Evan Miller has created a well-known online AB test sample size calculator. For the sake of being able to program and modify this formula, I would like to know how to calculate sample size Evan Miller-style by hand.
Personally, I'll calculate such a metric by working backwards from how we calculate a 95% confidence interval with the z-test of proportions around the difference in conversion between the two variations ($\hat{d}$) by setting it zero.
I'll define/assume:
- $\alpha$ = .05, $\beta$ = .2
- a 50/50 split between the control and experiment, i.e. $n\_exp$ = $n\_control$
- the control conversion rate, i.e. the base rate before the experiment = $c$
- $p$ = pooled conversion rate = (number of exp conversions + number of control conversions/ (n_control + n_experiment)) -> in this context -> $(nc+n(c+\hat{d}))/2n$ = $(2c+\hat{d})/2$
Now time to solve for $n$ …
$$ \hat{d} + Z_{(1+\alpha)/2} * StandardError = 0 $$
$$ \hat{d} + 1.96 * StandardError = 0 $$
$$ \hat{d} + 1.96 * \sqrt{p(1-p)(\frac{1}{n\_exp} + \frac{1}{n\_control})} = 0$$
$$ \hat{d} + 1.96 * \sqrt{p(1-p)(\frac{2}{n})} = 0$$
$$ \sqrt{p(1-p)(\frac{2}{n})} =\frac{-\hat{d}}{1.96}$$
with more simplifying we get to:
$$ \frac{(1.96^2) 2p(1-p)}{\hat{d}^2} = n $$
$$ \frac{(1.96^2) (2c+2c\hat{d}-2c^2+\frac{3}{2}\hat{d}^2)}{\hat{d}^2} = n $$
At the moment though, my calculation doesn't incorporate power (1-$\beta$) but Evan Miller's does.
What should I think about as next steps to incorporate power into my sample size calculation?
(Feel free to also point out other errors in my calculation or assumptions!)
Best Answer
try this: $$ n=\frac{(Z_{\alpha/2}\sqrt{2p_1 (1-p_1)}+Z_{\beta}\sqrt{p_1(1-p_1)+p_2(1-p_2)})^2}{|p_2-p_1|^2} $$ where:
$p_1$ is the "Baseline conversion rate"
$p_2$ is the conversion rate lifted by Absolute "Minimum Detectable Effect", which means $p_1+\text{Absolute Minimum Detectable Effect}$
$\alpha$ is the "Significance level $\alpha$"

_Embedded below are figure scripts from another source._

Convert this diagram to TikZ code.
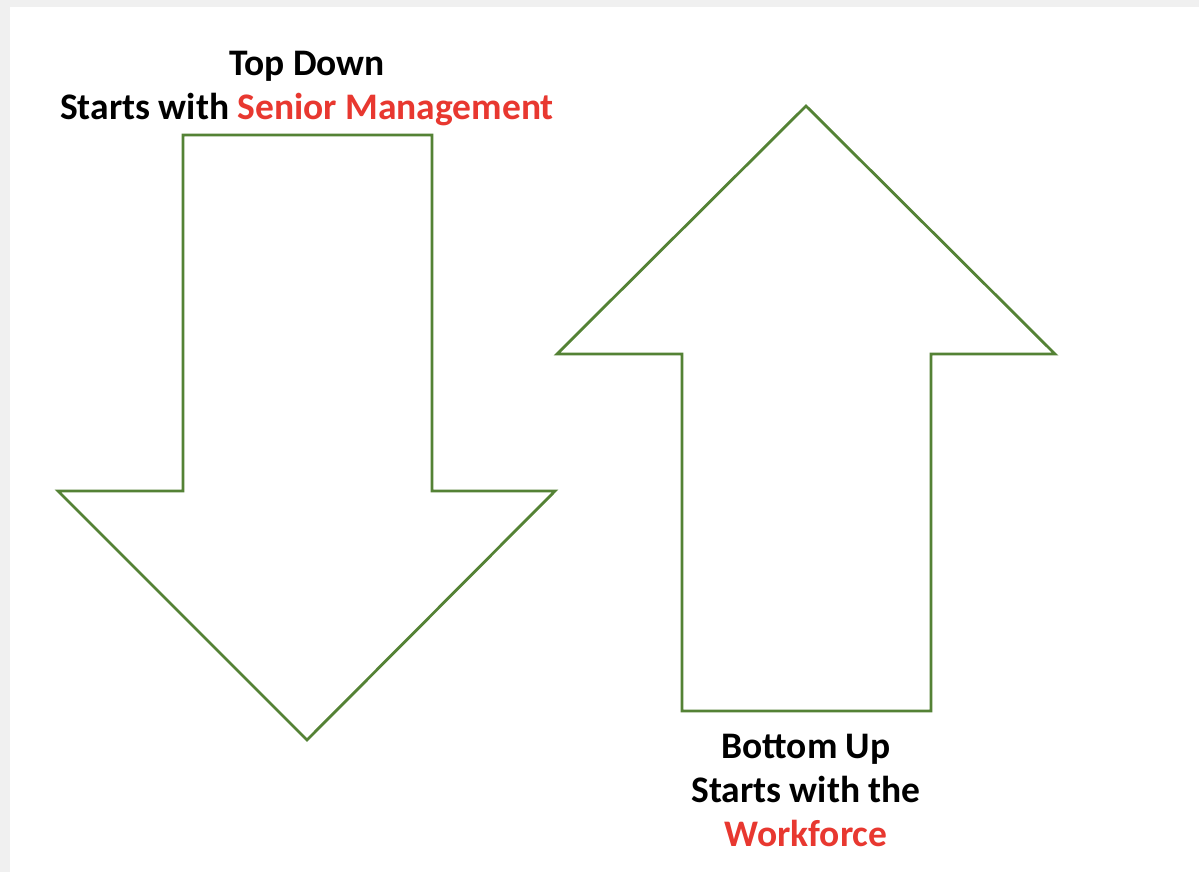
\documentclass[tikz,border=0pt]{standalone}
\usepackage{fontspec}
\setmainfont{Carlito}
\definecolor{shapegreen}{RGB}{84,130,53}
\definecolor{labelred}{RGB}{232,56,48}
\tikzset{
  arrowshape/.style={draw=shapegreen,line width=2.8pt,line join=miter},
  caption/.style={align=center,font=\bfseries\fontsize{37.5}{44}\selectfont,inner sep=0pt}
}
\begin{document}
\begin{tikzpicture}[x=1pt,y=-1pt]
      \useasboundingbox (0,0) rectangle (1199,872);
      \fill[black!6] (0,0) rectangle (1199,872);
      \fill[white] (10,7) rectangle (1199,872);
      \draw
        (307,89) node[caption] (topdown){Top Down\\Starts with \textcolor{labelred}{Senior Management}}
        (806,790) node[caption] (bottomup){Bottom Up\\Starts with the\\\textcolor{labelred}{Workforce}};
      \begin{scope}[arrowshape]
        \draw (183,135) -- (432,135) -- (432,491) -- (555,491) -- (307,740)
          -- (58,491) -- (183,491) -- cycle;
        \draw (682,711) -- (931,711) -- (931,354) -- (1055,354) -- (806,106)
          -- (557,354) -- (682,354) -- cycle;
      \end{scope}
    \end{tikzpicture}
\end{document}
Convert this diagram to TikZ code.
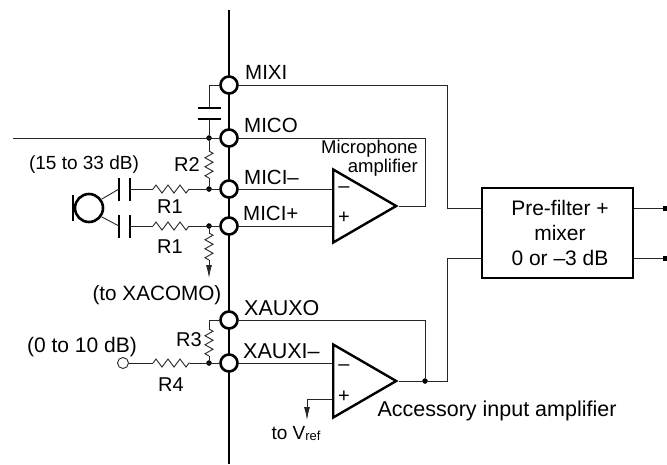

$\beta$ is the $\beta$ in "Statistical power $1−\beta$"
$Z_{\alpha/2}$ means Z Score from the z table that corresponds to $\alpha/2$
$Z_{\beta}$ means Z Score from the z table that corresponds to $\beta$
in Sample Size Calculator (Evan’s Awesome A/B Tools)
I found the formula in A/B测试系列文章之怎么计算实验所需样本量
when I choose:
I got 1030.219283 using this formula, which is 1030 in Size Calculator (Evan’s Awesome A/B Tools)